:: Exercise description ::
Make an exact copy of all the material below, apart from the pictures.

:: Raw data ::
---*---
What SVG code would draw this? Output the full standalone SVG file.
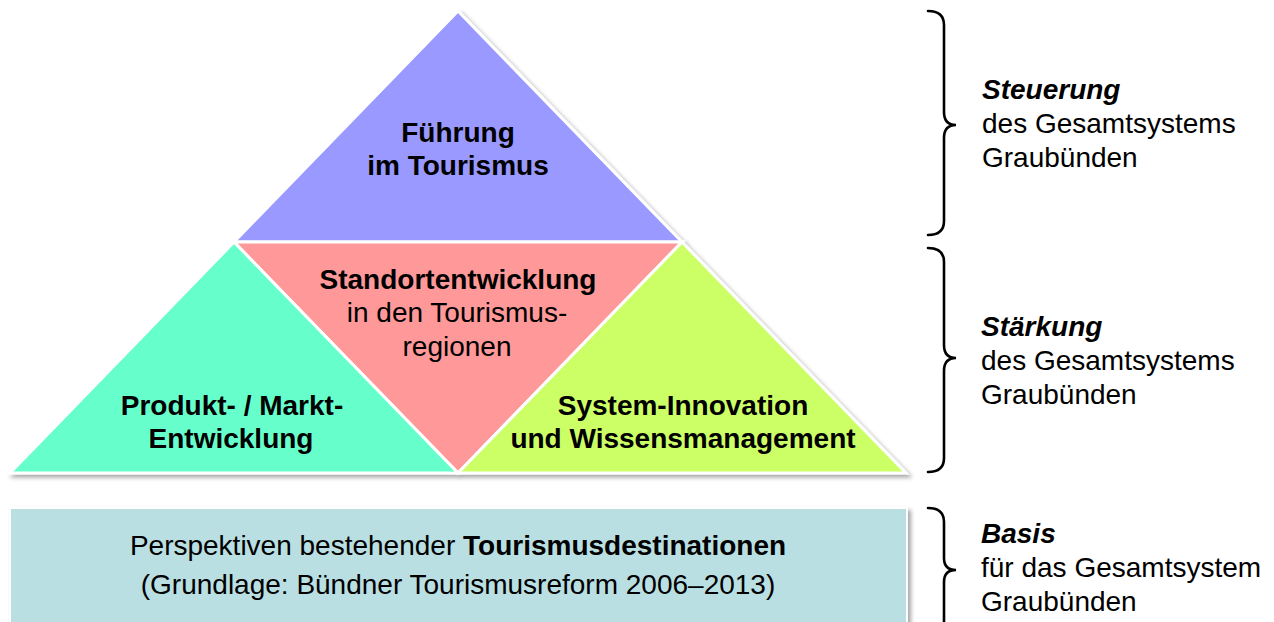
<svg xmlns="http://www.w3.org/2000/svg" width="1274" height="622" viewBox="0 0 1274 622">
  <defs>
    <filter id="shadow" x="-5%" y="-5%" width="115%" height="115%">
      <feDropShadow dx="3" dy="3" stdDeviation="2" flood-color="#000" flood-opacity="0.35"/>
    </filter>
    <style>
      .piece { stroke: #ffffff; stroke-width: 3; stroke-linejoin: miter; }
      .t { font-family: "Liberation Sans", Arial, sans-serif; font-size: 28px; fill: #000; }
      .b { font-weight: bold; }
      .mid { text-anchor: middle; }
      .bi { font-weight: bold; font-style: italic; }
      .brace { fill: none; stroke: #000; stroke-width: 2.6; stroke-linecap: round; }
    </style>
  </defs>
  <rect width="1274" height="622" fill="#ffffff"/>

  <!-- pyramid -->
  <g filter="url(#shadow)">
    <g id="fuehrung">
      <polygon class="piece" points="458,11 682,242 234,242" fill="#9999ff"/>
    </g>
    <g id="standort">
      <polygon class="piece" points="234,242 682,242 458,473" fill="#ff9999"/>
    </g>
    <g id="produkt">
      <polygon class="piece" points="234,242 458,473 10,473" fill="#66ffcc"/>
    </g>
    <g id="system">
      <polygon class="piece" points="682,242 906,473 458,473" fill="#ccff66"/>
    </g>
  </g>

  <g id="fuehrung-label">
    <text class="t b mid" x="458" y="142">Führung</text>
    <text class="t b mid" x="458" y="175">im Tourismus</text>
  </g>
  <g id="standort-label">
    <text class="t b mid" x="458" y="289">Standortentwicklung</text>
    <text class="t mid" x="457" y="322">in den Tourismus-</text>
    <text class="t mid" x="457" y="356">regionen</text>
  </g>
  <g id="produkt-label">
    <text class="t b mid" x="232" y="415">Produkt- / Markt-</text>
    <text class="t b mid" x="231" y="448">Entwicklung</text>
  </g>
  <g id="system-label">
    <text class="t b mid" x="683" y="415">System-Innovation</text>
    <text class="t b mid" x="683" y="448">und Wissensmanagement</text>
  </g>

  <!-- base block -->
  <g id="basis-block">
    <rect x="10" y="508" width="897" height="130" fill="#b9dfe2" stroke="#ffffff" stroke-width="2" filter="url(#shadow)"/>
    <text class="t mid" x="458" y="555">Perspektiven bestehender <tspan class="b">Tourismusdestinationen</tspan></text>
    <text class="t mid" x="458" y="594">(Grundlage: Bündner Tourismusreform 2006–2013)</text>
  </g>

  <!-- braces -->
  <g id="connectors">
    <path class="brace" d="M928,11 Q944,11 944,25 L944,112 Q944,125 956,125 Q944,125 944,138 L944,221 Q944,235 928,235"/>
    <path class="brace" d="M928,248 Q944,248 944,262 L944,345 Q944,358 956,358 Q944,358 944,371 L944,458 Q944,472 928,472"/>
    <path class="brace" d="M928,508 Q944,508 944,522 L944,558 Q944,570 956,570 Q944,570 944,582 L944,640"/>
  </g>

  <g id="steuerung">
    <text class="t bi" x="982" y="99">Steuerung</text>
    <text class="t" x="982" y="133">des Gesamtsystems</text>
    <text class="t" x="982" y="167">Graubünden</text>
  </g>
  <g id="staerkung">
    <text class="t bi" x="981" y="336">Stärkung</text>
    <text class="t" x="981" y="370">des Gesamtsystems</text>
    <text class="t" x="981" y="404">Graubünden</text>
  </g>
  <g id="basis">
    <text class="t bi" x="981" y="543">Basis</text>
    <text class="t" x="981" y="577">für das Gesamtsystem</text>
    <text class="t" x="981" y="611">Graubünden</text>
  </g>
</svg>
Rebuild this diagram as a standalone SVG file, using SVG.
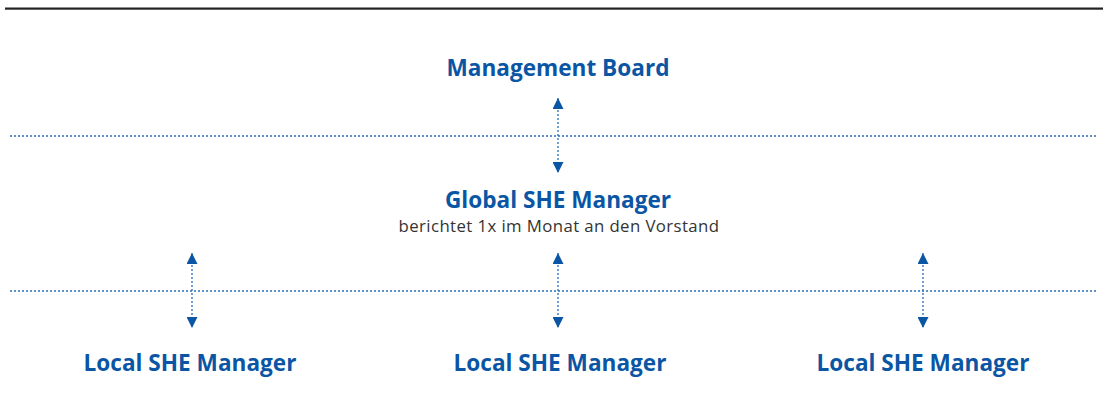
<svg xmlns="http://www.w3.org/2000/svg" width="1108" height="408" viewBox="0 0 1108 408">
<style>
.h{font-family:"Open Sans",Lato,sans-serif;font-weight:700;font-size:22.6px;fill:#0b56a4;text-anchor:middle}
.s{font-family:"Open Sans",Lato,sans-serif;font-size:16.8px;letter-spacing:0.4px;fill:#333;text-anchor:middle}
.dot{stroke:#2a6db5;stroke-width:1.3;stroke-dasharray:2 2;fill:none}
</style>
<defs>
<marker id="ah" viewBox="0 0 10 10" refX="10" refY="5" markerWidth="11" markerHeight="11" markerUnits="userSpaceOnUse" orient="auto-start-reverse">
<path d="M0,0 L10,5 L0,10 z" fill="#0b56a4"/>
</marker>
</defs>
<rect x="5" y="7.5" width="1098" height="2.2" fill="#222"/>
<g id="connectors">
<line class="dot" x1="10" y1="136" x2="1098" y2="136"/>
<line class="dot" x1="10" y1="291" x2="1098" y2="291"/>
<line class="dot" x1="558" y1="98" x2="558" y2="173" marker-start="url(#ah)" marker-end="url(#ah)"/>
<line class="dot" x1="192" y1="253" x2="192" y2="328" marker-start="url(#ah)" marker-end="url(#ah)"/>
<line class="dot" x1="558" y1="253" x2="558" y2="328" marker-start="url(#ah)" marker-end="url(#ah)"/>
<line class="dot" x1="923" y1="253" x2="923" y2="328" marker-start="url(#ah)" marker-end="url(#ah)"/>
</g>
<g id="board"><text class="h" x="558" y="76">Management Board</text></g>
<g id="global"><text class="h" x="558" y="208">Global SHE Manager</text>
<text class="s" x="559" y="232">berichtet 1x im Monat an den Vorstand</text></g>
<g id="local1"><text class="h" x="190" y="371">Local SHE Manager</text></g>
<g id="local2"><text class="h" x="560" y="371">Local SHE Manager</text></g>
<g id="local3"><text class="h" x="923" y="371">Local SHE Manager</text></g>
</svg>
---*---
:: Task solution ::
What SVG code would draw this? Output the full standalone SVG file.
<svg xmlns="http://www.w3.org/2000/svg" width="1274" height="622" viewBox="0 0 1274 622">
  <defs>
    <filter id="shadow" x="-5%" y="-5%" width="115%" height="115%">
      <feDropShadow dx="3" dy="3" stdDeviation="2" flood-color="#000" flood-opacity="0.35"/>
    </filter>
    <style>
      .piece { stroke: #ffffff; stroke-width: 3; stroke-linejoin: miter; }
      .t { font-family: "Liberation Sans", Arial, sans-serif; font-size: 28px; fill: #000; }
      .b { font-weight: bold; }
      .mid { text-anchor: middle; }
      .bi { font-weight: bold; font-style: italic; }
      .brace { fill: none; stroke: #000; stroke-width: 2.6; stroke-linecap: round; }
    </style>
  </defs>
  <rect width="1274" height="622" fill="#ffffff"/>

  <!-- pyramid -->
  <g filter="url(#shadow)">
    <g id="fuehrung">
      <polygon class="piece" points="458,11 682,242 234,242" fill="#9999ff"/>
    </g>
    <g id="standort">
      <polygon class="piece" points="234,242 682,242 458,473" fill="#ff9999"/>
    </g>
    <g id="produkt">
      <polygon class="piece" points="234,242 458,473 10,473" fill="#66ffcc"/>
    </g>
    <g id="system">
      <polygon class="piece" points="682,242 906,473 458,473" fill="#ccff66"/>
    </g>
  </g>

  <g id="fuehrung-label">
    <text class="t b mid" x="458" y="142">Führung</text>
    <text class="t b mid" x="458" y="175">im Tourismus</text>
  </g>
  <g id="standort-label">
    <text class="t b mid" x="458" y="289">Standortentwicklung</text>
    <text class="t mid" x="457" y="322">in den Tourismus-</text>
    <text class="t mid" x="457" y="356">regionen</text>
  </g>
  <g id="produkt-label">
    <text class="t b mid" x="232" y="415">Produkt- / Markt-</text>
    <text class="t b mid" x="231" y="448">Entwicklung</text>
  </g>
  <g id="system-label">
    <text class="t b mid" x="683" y="415">System-Innovation</text>
    <text class="t b mid" x="683" y="448">und Wissensmanagement</text>
  </g>

  <!-- base block -->
  <g id="basis-block">
    <rect x="10" y="508" width="897" height="130" fill="#b9dfe2" stroke="#ffffff" stroke-width="2" filter="url(#shadow)"/>
    <text class="t mid" x="458" y="555">Perspektiven bestehender <tspan class="b">Tourismusdestinationen</tspan></text>
    <text class="t mid" x="458" y="594">(Grundlage: Bündner Tourismusreform 2006–2013)</text>
  </g>

  <!-- braces -->
  <g id="connectors">
    <path class="brace" d="M928,11 Q944,11 944,25 L944,112 Q944,125 956,125 Q944,125 944,138 L944,221 Q944,235 928,235"/>
    <path class="brace" d="M928,248 Q944,248 944,262 L944,345 Q944,358 956,358 Q944,358 944,371 L944,458 Q944,472 928,472"/>
    <path class="brace" d="M928,508 Q944,508 944,522 L944,558 Q944,570 956,570 Q944,570 944,582 L944,640"/>
  </g>

  <g id="steuerung">
    <text class="t bi" x="982" y="99">Steuerung</text>
    <text class="t" x="982" y="133">des Gesamtsystems</text>
    <text class="t" x="982" y="167">Graubünden</text>
  </g>
  <g id="staerkung">
    <text class="t bi" x="981" y="336">Stärkung</text>
    <text class="t" x="981" y="370">des Gesamtsystems</text>
    <text class="t" x="981" y="404">Graubünden</text>
  </g>
  <g id="basis">
    <text class="t bi" x="981" y="543">Basis</text>
    <text class="t" x="981" y="577">für das Gesamtsystem</text>
    <text class="t" x="981" y="611">Graubünden</text>
  </g>
</svg>
Rebuild this diagram as a standalone SVG file, using SVG.
<svg xmlns="http://www.w3.org/2000/svg" width="1108" height="408" viewBox="0 0 1108 408">
<style>
.h{font-family:"Open Sans",Lato,sans-serif;font-weight:700;font-size:22.6px;fill:#0b56a4;text-anchor:middle}
.s{font-family:"Open Sans",Lato,sans-serif;font-size:16.8px;letter-spacing:0.4px;fill:#333;text-anchor:middle}
.dot{stroke:#2a6db5;stroke-width:1.3;stroke-dasharray:2 2;fill:none}
</style>
<defs>
<marker id="ah" viewBox="0 0 10 10" refX="10" refY="5" markerWidth="11" markerHeight="11" markerUnits="userSpaceOnUse" orient="auto-start-reverse">
<path d="M0,0 L10,5 L0,10 z" fill="#0b56a4"/>
</marker>
</defs>
<rect x="5" y="7.5" width="1098" height="2.2" fill="#222"/>
<g id="connectors">
<line class="dot" x1="10" y1="136" x2="1098" y2="136"/>
<line class="dot" x1="10" y1="291" x2="1098" y2="291"/>
<line class="dot" x1="558" y1="98" x2="558" y2="173" marker-start="url(#ah)" marker-end="url(#ah)"/>
<line class="dot" x1="192" y1="253" x2="192" y2="328" marker-start="url(#ah)" marker-end="url(#ah)"/>
<line class="dot" x1="558" y1="253" x2="558" y2="328" marker-start="url(#ah)" marker-end="url(#ah)"/>
<line class="dot" x1="923" y1="253" x2="923" y2="328" marker-start="url(#ah)" marker-end="url(#ah)"/>
</g>
<g id="board"><text class="h" x="558" y="76">Management Board</text></g>
<g id="global"><text class="h" x="558" y="208">Global SHE Manager</text>
<text class="s" x="559" y="232">berichtet 1x im Monat an den Vorstand</text></g>
<g id="local1"><text class="h" x="190" y="371">Local SHE Manager</text></g>
<g id="local2"><text class="h" x="560" y="371">Local SHE Manager</text></g>
<g id="local3"><text class="h" x="923" y="371">Local SHE Manager</text></g>
</svg>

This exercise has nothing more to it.